日銀の資金循環統計により、家計と政府部門の変化が明らかになった。

政府の債務残高が名目GDP比で低下し、14年ぶりに純債務の名目GDP比が100%割れた。

政府の資産内訳からは、株高や為替差益の影響が読み取れる。

「インフレ税」はやっぱり進んでいる。政府債務の圧縮に勢いが……

前回寄稿では、6月末に日銀が公表した資金循環統計(2024年3月末時点)で、家計の金融資産に占める外貨性資産(外貨預金や外貨建て投資信託など)が過去最高を更新したことに注目し、それが日本経済の今後にもたらす影響まで考察した。

実は筆者としては、この資金循環統計に関して、家計部門における変化以外にもう一つ注目すべき変化を併せて指摘しておきたかった。それは政府部門における変化だ。

5月中旬の寄稿「これは『インフレ税』の始まりなのか。実は減り出した日本の政府債務」に対しては非常に大きな反響があり、インフレにより政府債務残高が圧縮され自ずと財政再建が進んでいく目下の構図に関して、さまざまなご意見ご感想をいただいていた。

今回の資金循環統計から読み取れる政府部門の変化は、まさに上の(5月中旬の)寄稿における指摘を追認するものだった。

以下では、統計で示された数字を具体的に見てみよう。

一般政府債務の名目GDP(国内総生産)比は総債務で241.3%と、前期の241.5%から低下。純債務(総債務から通貨や預金、負債証券などの金融資産を差し引いたもの)も94.7%と、前期の102.8%から低下した。

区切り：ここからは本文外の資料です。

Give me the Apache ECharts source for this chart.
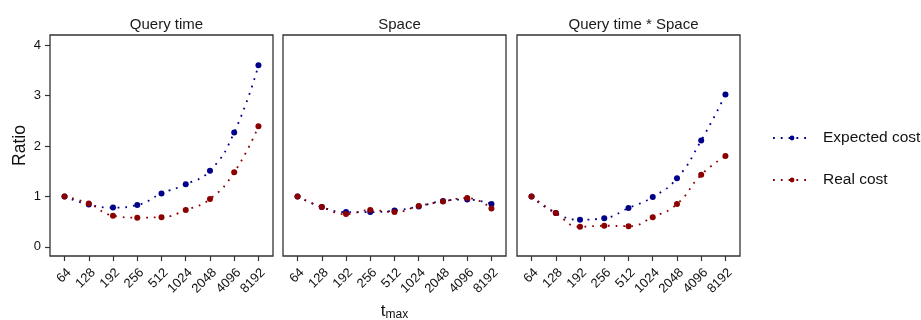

純債務の名目GDP比100%割れは、2010年第2四半期(4~6月)以来14年ぶりのことだ【図表1】。

一般政府の総資産の内訳に目を向けると、対外証券投資は前期比22.7兆円増、株式等・投資信託受益証券が同11.9兆円増、現預金が同3.3兆円増となっている。

対外証券投資、株式等・投資信託受益証券ともに、世界的な株高を受けて資産価格そのものが上昇し、そこに円安による為替差益が乗った結果と説明できるだろう。

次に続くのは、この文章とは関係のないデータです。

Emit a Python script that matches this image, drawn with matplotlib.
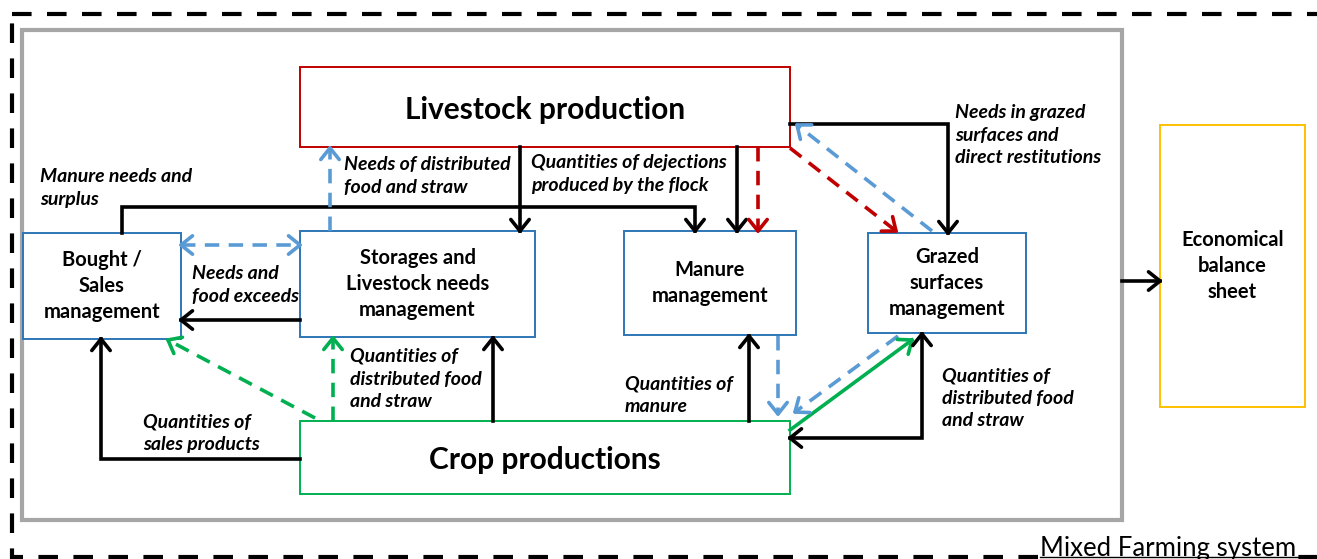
import matplotlib.pyplot as plt
import numpy as np
from matplotlib.patches import Rectangle

# Canvas in pixel units (y grows downward)
W, H = 1317, 559
FONT = "Lato"

BLACK = "black"
BLUE = "#5b9bd5"
RED = "#c00000"
GREEN = "#00b050"

# Boxes: label, (x0, y0, x1, y1), edge colour
BOX_LABELS = [
    "Livestock production",
    "Bought /\nSales\nmanagement",
    "Storages and\nLivestock needs\nmanagement",
    "Manure\nmanagement",
    "Grazed\nsurfaces\nmanagement",
    "Economical\nbalance\nsheet",
    "Crop productions",
]
BOX_EXTENTS = [
    (300, 67, 790, 147),
    (23, 233, 181, 339),
    (300, 231, 535, 337),
    (624, 231, 796, 335),
    (868, 233, 1026, 333),
    (1160, 125, 1305, 407),
    (300, 421, 790, 494),
]
BOX_COLORS = [RED, "#2e75b6", "#2e75b6", "#2e75b6", "#2e75b6", "#ffc000", GREEN]
BOX_SIZES = [21.5, 14.5, 14.5, 14.5, 14.5, 14.5, 21.5]

# Flow labels (bold italic), top-left anchored
FLOW_LABELS = [
    "Manure needs and\nsurplus",
    "Needs of distributed\nfood and straw",
    "Quantities of dejections\nproduced by the flock",
    "Needs in grazed\nsurfaces and\ndirect restitutions",
    "Needs and\nfood exceeds",
    "Quantities of\ndistributed food\nand straw",
    "Quantities of\nsales products",
    "Quantities of\nmanure",
    "Quantities of\ndistributed food\nand straw",
]
FLOW_LABEL_XY = [
    (40, 168), (344, 156), (531, 154), (955, 104), (192, 265),
    (350, 348), (143, 413), (625, 375), (942, 367),
]

# Links: polyline points, colour, dashed, heads at (start, end)
LINKS = [
    ([(122, 233), (122, 207), (695, 207), (695, 231)], BLACK, False, (False, True)),
    ([(520, 147), (520, 231)], BLACK, False, (False, True)),
    ([(737, 147), (737, 231)], BLACK, False, (False, True)),
    ([(758, 147), (758, 231)], RED, True, (False, True)),
    ([(790, 124), (948, 124), (948, 233)], BLACK, False, (False, True)),
    ([(790, 148), (896, 231)], RED, True, (False, True)),
    ([(932, 231), (797, 125)], BLUE, True, (False, True)),
    ([(330, 231), (330, 148)], BLUE, True, (False, True)),
    ([(181, 245), (300, 245)], BLUE, True, (True, True)),
    ([(300, 320), (181, 320)], BLACK, False, (False, True)),
    ([(315, 418), (168, 340)], GREEN, True, (False, True)),
    ([(333, 421), (333, 338)], GREEN, True, (False, True)),
    ([(493, 421), (493, 338)], BLACK, False, (False, True)),
    ([(300, 459), (101, 459), (101, 339)], BLACK, False, (False, True)),
    ([(749, 421), (749, 336)], BLACK, False, (False, True)),
    ([(778, 336), (778, 414)], BLUE, True, (False, True)),
    ([(898, 336), (795, 412)], BLUE, True, (False, True)),
    ([(790, 430), (912, 340)], GREEN, False, (False, True)),
    ([(790, 438), (922, 438), (922, 334)], BLACK, False, (True, True)),
    ([(1122, 281), (1160, 281)], BLACK, False, (False, True)),
]


def chevron(ax, tip, frm, color, size=11.5, spread=0.8, lw=2.6):
    tx, ty = tip
    fx, fy = frm
    d = np.hypot(tx - fx, ty - fy)
    ux, uy = (tx - fx) / d, (ty - fy) / d
    px, py = -uy, ux
    for s in (1, -1):
        bx = tx - size * ux + s * size * spread * px
        by = ty - size * uy + s * size * spread * py
        ax.plot([bx, tx], [by, ty], color=color, lw=lw,
                solid_capstyle="round", zorder=4)


def main():
    fig = plt.figure(figsize=(W / 100, H / 100), dpi=100)
    ax = fig.add_axes([0, 0, 1, 1])
    ax.set_xlim(0, W)
    ax.set_ylim(H, 0)
    ax.axis("off")

    # outer dashed frame (Mixed farming system), right side off canvas
    ax.add_patch(Rectangle((12, 14), 1330, 543, fill=False, edgecolor=BLACK,
                           lw=3.0, linestyle=(0, (4.7, 3.7)), zorder=1))
    # grey farm frame
    ax.add_patch(Rectangle((22, 30), 1100, 490, fill=False,
                           edgecolor="#a6a6a6", lw=3.0, zorder=1))

    for label, (x0, y0, x1, y1), col, fs in zip(BOX_LABELS, BOX_EXTENTS,
                                                BOX_COLORS, BOX_SIZES):
        ax.add_patch(Rectangle((x0, y0), x1 - x0, y1 - y0, facecolor="white",
                               edgecolor=col, lw=1.4, zorder=2))
        cy = (y0 + y1) / 2 + (3 if fs > 20 else 0)
        ax.text((x0 + x1) / 2, cy, label, ha="center",
                va="center", fontsize=fs, fontweight="bold", family=FONT,
                linespacing=1.38, zorder=3)

    for text, (x, y) in zip(FLOW_LABELS, FLOW_LABEL_XY):
        ax.text(x, y, text, ha="left", va="top", fontsize=14,
                fontweight="bold", fontstyle="italic", family=FONT,
                linespacing=1.4, zorder=3)

    for pts, col, dashed, (h0, h1) in LINKS:
        xs = [p[0] for p in pts]
        ys = [p[1] for p in pts]
        ls = (0, (4, 2.6)) if dashed else "-"
        ax.plot(xs, ys, color=col, lw=2.6, linestyle=ls,
                solid_joinstyle="miter", zorder=3)
        if h1:
            chevron(ax, pts[-1], pts[-2], col)
        if h0:
            chevron(ax, pts[0], pts[1], col)

    ax.text(1040, 556, "Mixed Farming system", ha="left", va="baseline",
            fontsize=18.5, family=FONT, zorder=3,
            bbox=dict(facecolor="white", edgecolor="none", pad=1))
    ax.plot([1040, 1300], [557, 557], color=BLACK, lw=1.0, zorder=4)

    fig.savefig("out.png", dpi=100)


if __name__ == "__main__":
    main()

現預金の増加については、その内訳として流動性預金や外貨預金が特に増えていることから説明できる。

流動性預金(預入期間の定められていない普通預金や当座預金など)の増加からは、インフレが定着する中で家計から企業へ、企業から政府へと所得の移転が進む様子が透ける。一方、外貨預金の増加が円安の影響であることは言うまでもない。